▶ [What you should do]:
Transcribe the material exactly. Images do not belong in the copy.

-- BEGIN Dataset content --

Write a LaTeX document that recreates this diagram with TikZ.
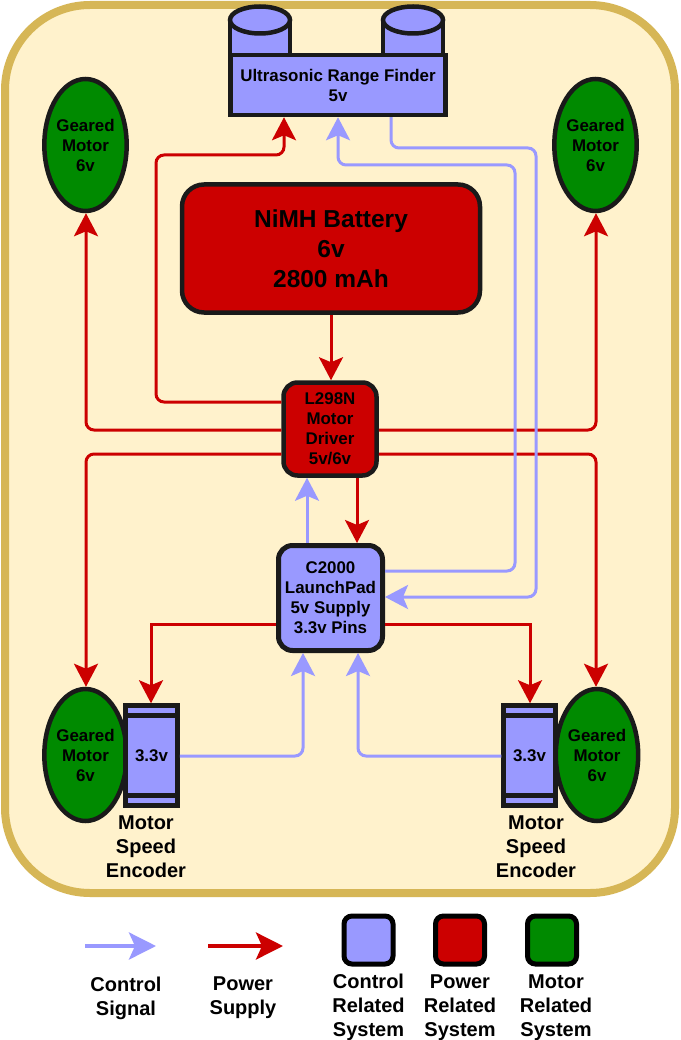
\documentclass[tikz,border=0pt]{standalone}
\usepackage{fontspec}
\setmainfont{Liberation Sans}
\usetikzlibrary{arrows.meta,shapes.geometric}
\definecolor{ctl}{HTML}{9999FF}
\definecolor{pwr}{HTML}{CC0000}
\definecolor{mot}{HTML}{008A00}
\definecolor{ink}{HTML}{1A1A1A}
\definecolor{pagebg}{HTML}{FFF2CC}
\definecolor{pageln}{HTML}{D6B656}
\newcommand{\lbl}{\bfseries\fontsize{16.9}{20}\selectfont}
\newcommand{\lblb}{\bfseries\fontsize{20}{24}\selectfont}
\tikzset{
 box/.style={draw=ink,line width=4.5pt,align=center,font=\lbl,text=black,inner sep=0pt},
 ctlbox/.style={box,fill=ctl},
 motornode/.style={box,ellipse,fill=mot,minimum width=81pt,minimum height=132pt},
 encbody/.style={ctlbox,minimum width=52pt,minimum height=100pt},
 encbar/.style={draw=ink,line width=4.5pt},
 caption/.style={align=center,font=\lblb,text=black,inner sep=0pt},
 conn/.style={line width=3pt,rounded corners=8pt},
 ctlline/.style={conn,draw=ctl,-{Stealth[length=23pt,width=24pt,inset=5pt]}},
 pwrline/.style={conn,draw=pwr,-{Stealth[length=23pt,width=24pt,inset=5pt]}},
 ctlkey/.style={line width=4pt,draw=ctl,-{Stealth[length=27pt,width=27pt,inset=6pt]}},
 pwrkey/.style={line width=4pt,draw=pwr,-{Stealth[length=27pt,width=27pt,inset=6pt]}},
 swatch/.style={draw=black,line width=5pt,rounded corners=8pt,minimum width=49pt,minimum height=48pt,inner sep=0pt},
}
\begin{document}
\begin{tikzpicture}[x=1pt,y=-1pt]
\useasboundingbox (0,0) rectangle (680,1040);
\fill[white] (0,0) rectangle (680,1040);
\draw[draw=pageln,fill=pagebg,line width=8pt,rounded corners=85pt] (5,5) rectangle (675,893);
% ultrasonic cylinders
\foreach \cx in {260,413}{
 \filldraw[fill=ctl,draw=ink,line width=4.5pt] (\cx-30,20) -- (\cx-30,60) -- (\cx+30,60) -- (\cx+30,20) -- cycle;
 \filldraw[fill=ctl,draw=ink,line width=4.5pt] (\cx,20) ellipse[x radius=30,y radius=13.5];
}
\node[ctlbox,minimum width=215pt,minimum height=60pt] (rf) at (338,85) {Ultrasonic Range Finder\\5v};
\node[motornode] (tl) at (85.5,145) {Geared\\Motor\\6v};
\node[motornode] (tr) at (595.5,145) {Geared\\Motor\\6v};
\node[motornode] (bl) at (85.5,755) {Geared\\Motor\\6v};
\node[motornode] (br) at (597,755) {Geared\\Motor\\6v};
\node[box,fill=pwr,rounded corners=22pt,minimum width=298pt,minimum height=128pt,font=\bfseries\fontsize{24.5}{30}\selectfont] (bat) at (331,248.5) {NiMH Battery\\6v\\2800 mAh};
\node[box,fill=pwr,rounded corners=14pt,minimum width=93pt,minimum height=93pt] (drv) at (330,429) {L298N\\Motor\\Driver\\5v/6v};
\node[ctlbox,line width=5pt,rounded corners=14pt,minimum width=104pt,minimum height=105pt] (mcu) at (330.5,598) {C2000\\LaunchPad\\5v Supply\\3.3v Pins};
% encoders
\node[encbody] (el) at (151.5,755.5) {3.3v};
\node[encbody] (er) at (529.5,755.5) {3.3v};
\foreach \e in {el,er}{
 \draw[encbar] (\e.north west |- 0,715.5) -- (\e.north east |- 0,715.5);
 \draw[encbar] (\e.north west |- 0,795.5) -- (\e.north east |- 0,795.5);
}
\node[caption] (cl) at (146,847) {Motor\\Speed\\Encoder};
\node[caption] (cr) at (536,847) {Motor\\Speed\\Encoder};
% power connectors
\draw[pwrline] (bat.south -| 331,0) -- (drv.north -| 331,0);
\draw[pwrline] (drv.west |- 0,402) -- (156,402) -- (156,155) -- (284,155) -- (rf.south -| 284,0);
\draw[pwrline] (drv.west |- 0,430) -- (86,430) -- (tl.south -| 86,0);
\draw[pwrline] (drv.east |- 0,430) -- (596,430) -- (tr.south -| 596,0);
\draw[pwrline] (drv.west |- 0,454) -- (86,454) -- (bl.north -| 86,0);
\draw[pwrline] (drv.east |- 0,454) -- (596,454) -- (br.north -| 596,0);
\draw[pwrline] (drv.south -| 357,0) -- (mcu.north -| 357,0);
\draw[pwrline,rounded corners=0pt] (mcu.west |- 0,624) -- (151,624) -- (el.north -| 151,0);
\draw[pwrline,rounded corners=0pt] (mcu.east |- 0,624) -- (530,624) -- (er.north -| 530,0);
% control connectors
\draw[ctlline] (mcu.north -| 307,0) -- (drv.south -| 307,0);
\draw[ctlline] (mcu.east |- 0,571) -- (515,571) -- (515,165) -- (338,165) -- (rf.south -| 338,0);
\draw[ctlline] (rf.south -| 391,0) -- (391,148) -- (536,148) -- (536,597) -- (mcu.east |- 0,597);
\draw[ctlline] (el.east |- 0,756) -- (303,756) -- (mcu.south -| 303,0);
\draw[ctlline] (er.west |- 0,756) -- (358,756) -- (mcu.south -| 358,0);
% legend
\coordinate (ka) at (85,946); \coordinate (kb) at (156,946);
\coordinate (kc) at (208,946); \coordinate (kd) at (283,946);
\draw[ctlkey] (ka) -- (kb);
\draw[pwrkey] (kc) -- (kd);
\node[caption] (t1) at (126,998) {Control\\Signal};
\node[caption] (t2) at (243,998) {Power\\Supply};
\node[swatch,fill=ctl] (s1) at (368.5,940) {};
\node[swatch,fill=pwr] (s2) at (460,940) {};
\node[swatch,fill=mot] (s3) at (552,940) {};
\node[caption] (t3) at (368.5,1007) {Control\\Related\\System};
\node[caption] (t4) at (460,1008) {Power\\Related\\System};
\node[caption] (t5) at (556,1008) {Motor\\Related\\System};
\end{tikzpicture}
\end{document}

-- END Dataset content --

▶ [Written response]:
Write a LaTeX document that recreates this diagram with TikZ.
\documentclass[tikz,border=0pt]{standalone}
\usepackage{fontspec}
\setmainfont{Liberation Sans}
\usetikzlibrary{arrows.meta,shapes.geometric}
\definecolor{ctl}{HTML}{9999FF}
\definecolor{pwr}{HTML}{CC0000}
\definecolor{mot}{HTML}{008A00}
\definecolor{ink}{HTML}{1A1A1A}
\definecolor{pagebg}{HTML}{FFF2CC}
\definecolor{pageln}{HTML}{D6B656}
\newcommand{\lbl}{\bfseries\fontsize{16.9}{20}\selectfont}
\newcommand{\lblb}{\bfseries\fontsize{20}{24}\selectfont}
\tikzset{
 box/.style={draw=ink,line width=4.5pt,align=center,font=\lbl,text=black,inner sep=0pt},
 ctlbox/.style={box,fill=ctl},
 motornode/.style={box,ellipse,fill=mot,minimum width=81pt,minimum height=132pt},
 encbody/.style={ctlbox,minimum width=52pt,minimum height=100pt},
 encbar/.style={draw=ink,line width=4.5pt},
 caption/.style={align=center,font=\lblb,text=black,inner sep=0pt},
 conn/.style={line width=3pt,rounded corners=8pt},
 ctlline/.style={conn,draw=ctl,-{Stealth[length=23pt,width=24pt,inset=5pt]}},
 pwrline/.style={conn,draw=pwr,-{Stealth[length=23pt,width=24pt,inset=5pt]}},
 ctlkey/.style={line width=4pt,draw=ctl,-{Stealth[length=27pt,width=27pt,inset=6pt]}},
 pwrkey/.style={line width=4pt,draw=pwr,-{Stealth[length=27pt,width=27pt,inset=6pt]}},
 swatch/.style={draw=black,line width=5pt,rounded corners=8pt,minimum width=49pt,minimum height=48pt,inner sep=0pt},
}
\begin{document}
\begin{tikzpicture}[x=1pt,y=-1pt]
\useasboundingbox (0,0) rectangle (680,1040);
\fill[white] (0,0) rectangle (680,1040);
\draw[draw=pageln,fill=pagebg,line width=8pt,rounded corners=85pt] (5,5) rectangle (675,893);
% ultrasonic cylinders
\foreach \cx in {260,413}{
 \filldraw[fill=ctl,draw=ink,line width=4.5pt] (\cx-30,20) -- (\cx-30,60) -- (\cx+30,60) -- (\cx+30,20) -- cycle;
 \filldraw[fill=ctl,draw=ink,line width=4.5pt] (\cx,20) ellipse[x radius=30,y radius=13.5];
}
\node[ctlbox,minimum width=215pt,minimum height=60pt] (rf) at (338,85) {Ultrasonic Range Finder\\5v};
\node[motornode] (tl) at (85.5,145) {Geared\\Motor\\6v};
\node[motornode] (tr) at (595.5,145) {Geared\\Motor\\6v};
\node[motornode] (bl) at (85.5,755) {Geared\\Motor\\6v};
\node[motornode] (br) at (597,755) {Geared\\Motor\\6v};
\node[box,fill=pwr,rounded corners=22pt,minimum width=298pt,minimum height=128pt,font=\bfseries\fontsize{24.5}{30}\selectfont] (bat) at (331,248.5) {NiMH Battery\\6v\\2800 mAh};
\node[box,fill=pwr,rounded corners=14pt,minimum width=93pt,minimum height=93pt] (drv) at (330,429) {L298N\\Motor\\Driver\\5v/6v};
\node[ctlbox,line width=5pt,rounded corners=14pt,minimum width=104pt,minimum height=105pt] (mcu) at (330.5,598) {C2000\\LaunchPad\\5v Supply\\3.3v Pins};
% encoders
\node[encbody] (el) at (151.5,755.5) {3.3v};
\node[encbody] (er) at (529.5,755.5) {3.3v};
\foreach \e in {el,er}{
 \draw[encbar] (\e.north west |- 0,715.5) -- (\e.north east |- 0,715.5);
 \draw[encbar] (\e.north west |- 0,795.5) -- (\e.north east |- 0,795.5);
}
\node[caption] (cl) at (146,847) {Motor\\Speed\\Encoder};
\node[caption] (cr) at (536,847) {Motor\\Speed\\Encoder};
% power connectors
\draw[pwrline] (bat.south -| 331,0) -- (drv.north -| 331,0);
\draw[pwrline] (drv.west |- 0,402) -- (156,402) -- (156,155) -- (284,155) -- (rf.south -| 284,0);
\draw[pwrline] (drv.west |- 0,430) -- (86,430) -- (tl.south -| 86,0);
\draw[pwrline] (drv.east |- 0,430) -- (596,430) -- (tr.south -| 596,0);
\draw[pwrline] (drv.west |- 0,454) -- (86,454) -- (bl.north -| 86,0);
\draw[pwrline] (drv.east |- 0,454) -- (596,454) -- (br.north -| 596,0);
\draw[pwrline] (drv.south -| 357,0) -- (mcu.north -| 357,0);
\draw[pwrline,rounded corners=0pt] (mcu.west |- 0,624) -- (151,624) -- (el.north -| 151,0);
\draw[pwrline,rounded corners=0pt] (mcu.east |- 0,624) -- (530,624) -- (er.north -| 530,0);
% control connectors
\draw[ctlline] (mcu.north -| 307,0) -- (drv.south -| 307,0);
\draw[ctlline] (mcu.east |- 0,571) -- (515,571) -- (515,165) -- (338,165) -- (rf.south -| 338,0);
\draw[ctlline] (rf.south -| 391,0) -- (391,148) -- (536,148) -- (536,597) -- (mcu.east |- 0,597);
\draw[ctlline] (el.east |- 0,756) -- (303,756) -- (mcu.south -| 303,0);
\draw[ctlline] (er.west |- 0,756) -- (358,756) -- (mcu.south -| 358,0);
% legend
\coordinate (ka) at (85,946); \coordinate (kb) at (156,946);
\coordinate (kc) at (208,946); \coordinate (kd) at (283,946);
\draw[ctlkey] (ka) -- (kb);
\draw[pwrkey] (kc) -- (kd);
\node[caption] (t1) at (126,998) {Control\\Signal};
\node[caption] (t2) at (243,998) {Power\\Supply};
\node[swatch,fill=ctl] (s1) at (368.5,940) {};
\node[swatch,fill=pwr] (s2) at (460,940) {};
\node[swatch,fill=mot] (s3) at (552,940) {};
\node[caption] (t3) at (368.5,1007) {Control\\Related\\System};
\node[caption] (t4) at (460,1008) {Power\\Related\\System};
\node[caption] (t5) at (556,1008) {Motor\\Related\\System};
\end{tikzpicture}
\end{document}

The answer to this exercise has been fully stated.